▽

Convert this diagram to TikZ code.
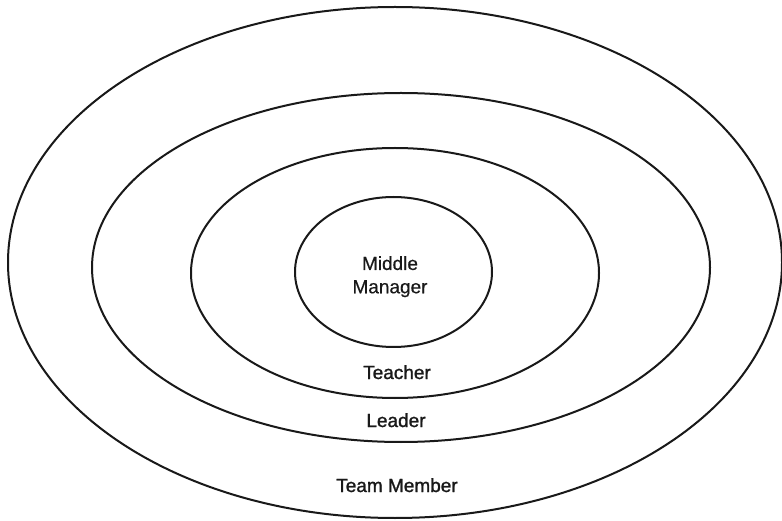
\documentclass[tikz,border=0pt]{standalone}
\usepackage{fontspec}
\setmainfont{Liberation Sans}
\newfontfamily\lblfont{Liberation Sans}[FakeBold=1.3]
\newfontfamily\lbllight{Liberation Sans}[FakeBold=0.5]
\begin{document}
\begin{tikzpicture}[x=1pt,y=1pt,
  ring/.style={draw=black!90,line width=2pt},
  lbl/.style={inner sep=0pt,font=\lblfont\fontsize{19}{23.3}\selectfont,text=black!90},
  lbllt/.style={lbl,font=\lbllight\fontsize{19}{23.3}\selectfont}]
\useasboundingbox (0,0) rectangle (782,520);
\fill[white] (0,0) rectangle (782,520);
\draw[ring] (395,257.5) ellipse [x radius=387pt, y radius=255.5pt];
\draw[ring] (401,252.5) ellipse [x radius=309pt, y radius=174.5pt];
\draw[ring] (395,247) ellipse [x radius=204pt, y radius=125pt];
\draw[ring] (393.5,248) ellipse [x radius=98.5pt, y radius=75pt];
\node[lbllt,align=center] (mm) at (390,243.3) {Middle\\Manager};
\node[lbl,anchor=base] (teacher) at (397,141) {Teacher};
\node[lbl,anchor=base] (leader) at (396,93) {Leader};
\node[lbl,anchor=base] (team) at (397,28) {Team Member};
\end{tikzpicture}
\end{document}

△
▽

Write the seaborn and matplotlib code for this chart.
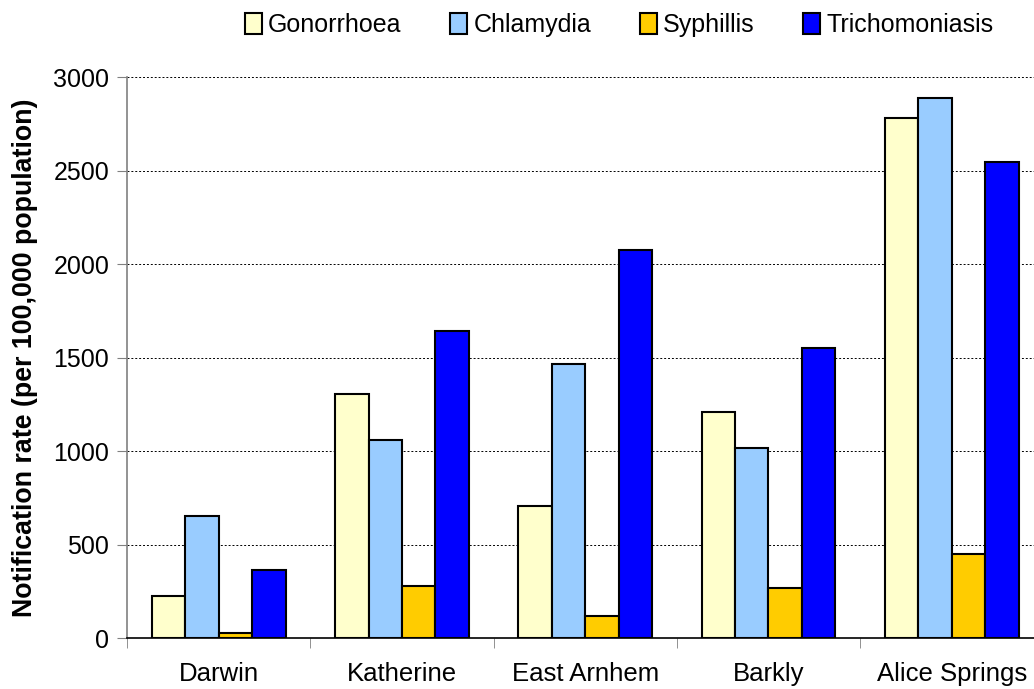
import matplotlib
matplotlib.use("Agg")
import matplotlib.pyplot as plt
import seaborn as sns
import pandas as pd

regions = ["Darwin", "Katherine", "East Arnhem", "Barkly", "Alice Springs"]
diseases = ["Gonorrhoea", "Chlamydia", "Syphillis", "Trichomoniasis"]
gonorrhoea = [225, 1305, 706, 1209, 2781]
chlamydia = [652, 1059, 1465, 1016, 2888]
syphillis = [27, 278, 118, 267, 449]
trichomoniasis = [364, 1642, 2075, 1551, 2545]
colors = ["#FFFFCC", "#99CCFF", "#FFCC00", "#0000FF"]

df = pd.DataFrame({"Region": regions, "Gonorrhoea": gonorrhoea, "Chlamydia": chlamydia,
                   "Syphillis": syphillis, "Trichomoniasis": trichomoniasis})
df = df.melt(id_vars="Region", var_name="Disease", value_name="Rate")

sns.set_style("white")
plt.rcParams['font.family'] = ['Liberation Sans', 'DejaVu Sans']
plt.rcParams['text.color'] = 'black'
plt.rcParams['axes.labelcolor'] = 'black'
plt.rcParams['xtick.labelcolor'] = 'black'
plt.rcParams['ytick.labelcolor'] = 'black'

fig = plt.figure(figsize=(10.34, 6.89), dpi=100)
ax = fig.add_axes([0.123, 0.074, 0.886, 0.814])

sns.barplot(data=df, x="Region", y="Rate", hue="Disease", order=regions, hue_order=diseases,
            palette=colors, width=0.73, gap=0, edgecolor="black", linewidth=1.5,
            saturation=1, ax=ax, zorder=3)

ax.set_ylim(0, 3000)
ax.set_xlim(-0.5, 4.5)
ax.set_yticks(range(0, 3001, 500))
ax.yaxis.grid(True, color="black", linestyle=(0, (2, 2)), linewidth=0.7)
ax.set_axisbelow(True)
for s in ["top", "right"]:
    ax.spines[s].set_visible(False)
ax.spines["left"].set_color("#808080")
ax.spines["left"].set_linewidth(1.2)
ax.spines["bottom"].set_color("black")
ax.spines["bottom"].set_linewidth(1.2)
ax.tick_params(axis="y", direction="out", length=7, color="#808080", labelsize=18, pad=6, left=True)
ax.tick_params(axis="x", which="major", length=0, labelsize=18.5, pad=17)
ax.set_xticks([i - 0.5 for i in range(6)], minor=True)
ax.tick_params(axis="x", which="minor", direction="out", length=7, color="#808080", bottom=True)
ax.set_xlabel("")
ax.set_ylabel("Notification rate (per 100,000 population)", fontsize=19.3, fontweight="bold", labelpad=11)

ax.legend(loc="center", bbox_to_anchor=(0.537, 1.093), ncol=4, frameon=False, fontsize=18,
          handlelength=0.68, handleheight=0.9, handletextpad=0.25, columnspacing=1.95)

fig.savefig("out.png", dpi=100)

△

§ Task to complete
Reproduce, word for word, only the lines in the records above from the line with "Write the seaborn" through the line with "ax = fig.add_axes([0.123, 0.074, 0.886, 0.814])", including both ends; omit the pictures.

§ Problem solution
Write the seaborn and matplotlib code for this chart.
import matplotlib
matplotlib.use("Agg")
import matplotlib.pyplot as plt
import seaborn as sns
import pandas as pd

regions = ["Darwin", "Katherine", "East Arnhem", "Barkly", "Alice Springs"]
diseases = ["Gonorrhoea", "Chlamydia", "Syphillis", "Trichomoniasis"]
gonorrhoea = [225, 1305, 706, 1209, 2781]
chlamydia = [652, 1059, 1465, 1016, 2888]
syphillis = [27, 278, 118, 267, 449]
trichomoniasis = [364, 1642, 2075, 1551, 2545]
colors = ["#FFFFCC", "#99CCFF", "#FFCC00", "#0000FF"]

df = pd.DataFrame({"Region": regions, "Gonorrhoea": gonorrhoea, "Chlamydia": chlamydia,
                   "Syphillis": syphillis, "Trichomoniasis": trichomoniasis})
df = df.melt(id_vars="Region", var_name="Disease", value_name="Rate")

sns.set_style("white")
plt.rcParams['font.family'] = ['Liberation Sans', 'DejaVu Sans']
plt.rcParams['text.color'] = 'black'
plt.rcParams['axes.labelcolor'] = 'black'
plt.rcParams['xtick.labelcolor'] = 'black'
plt.rcParams['ytick.labelcolor'] = 'black'

fig = plt.figure(figsize=(10.34, 6.89), dpi=100)
ax = fig.add_axes([0.123, 0.074, 0.886, 0.814])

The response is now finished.